Mesmo depois de uma intensa cultura televisiva (filmes, séries, documentários, debates, noticiários) a população continua a ser encantada pelas vozes que, cá e lá fora, falam como se estivessem num coro sob a batuta de um maestro comum. O encantamento é quebrado pelas vozes do contra, as quais, por serem do contra, só encontram eco em quem também é do contra, ou seja, minorias (mesmo que relativamente numerosas).
Como quebrar esse encantamento? Até agora não se conseguiu. A população resiste e permanece crente, mesmo que já saiba que os reis não recebem o poder de Deus. Ou que insista no"eles são todos iguais". A população tem o dom de apostar na igualdade, como se vê na hora certa acorrer às urnas, onde sempre premeia a igualdade. Será que quando a população se refere à igualdade apenas reclame para si própria a legitimidade da ilegalidade ou tratar-se-á de algo ainda mais refinado?

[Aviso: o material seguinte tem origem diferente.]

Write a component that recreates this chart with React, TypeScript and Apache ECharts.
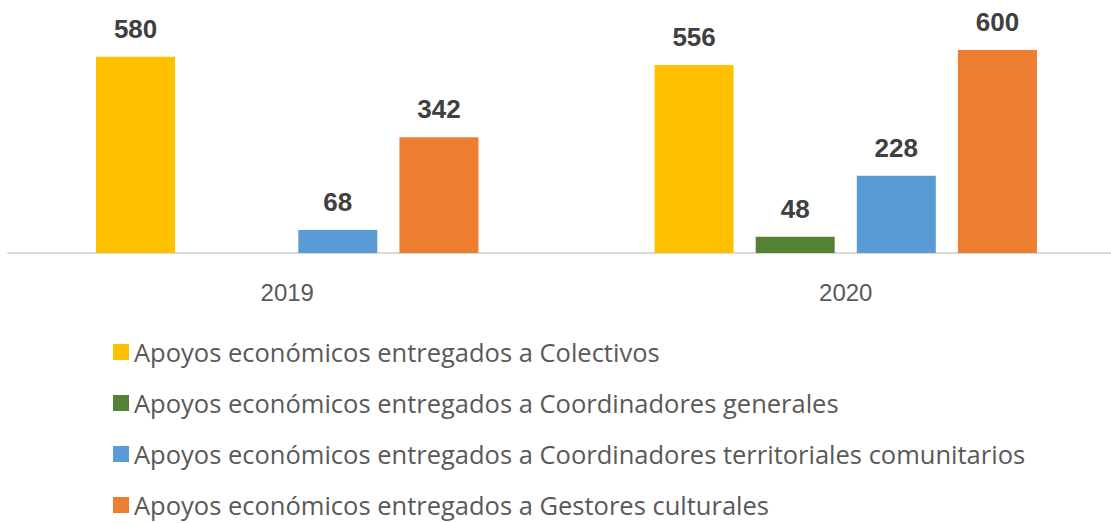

Como sou um tanto ou quanto limitado, opto pela transcrição de alguns cabeçalhos e leads dos jornais de hoje:
«Arcebispo de Braga diz que quase se engasgou com valor da reforma de Jardim Gonçalves» (jornal i) / «O arcebispo de Braga, Jorge Ortiga, confessou hoje que quase se engasgou quando esta manhã tomava o pequeno-almoço e leu que o antigo presidente do BCP, Jardim Gonçalves, recebe uma reforma de cerca de 175 mil euros.»
«Portugal arrisca pôr-se a caminho do Terceiro Mundo, diz Teodora Cardoso» / «A presidente do Conselho de Finanças Públicas, Teodora Cardoso, considera que a política de cortes salariais aconselhada pela troika e seguida pelo Governo pode pôr Portugal a caminho do Terceiro Mundo. “Hoje em dia é praticamente impossível um país desenvolvido, como, apesar de tudo, nós somos, andar a competir com os países muito mais pobres do que nós, com níveis de rendimento e, portanto, de salários muitíssimo baixos”, sustentou numa entrevista à Antena 1. “Se o nosso nível de competitividade quer ir para esse lado, isso significa que, então, nós nos estamos a candidatar a passar para o Terceiro Mundo, se não para o quarto.”» (jornal Público)
«PCP diz que renegociação da dívida será inevitável» / «No encerramento do debate agendado pela sua bancada sobre a renegociação da dívida, o líder parlamentar comunista, Bernardino Soares, afirmou que "a alternativa que está em discussão não é renegociar ou não renegociar, é renegociar agora com algumas condições ou renegociar depois". "Não há alternativa à renegociação, a opção é termos uma palavra a dizer agora ou não termos uma palavra a dizer e esta ser-nos imposta de forma abrupta", declarou, rejeitando as acusações da maioria de que renegociar significa "não pagar". O deputado do PCP sublinhou que renegociar "é rever os prazos, as taxas de juro e eliminar a dívida ilegítima. Há juros agiotas e especulativos têm de ser julgados e condenados"» (TSF).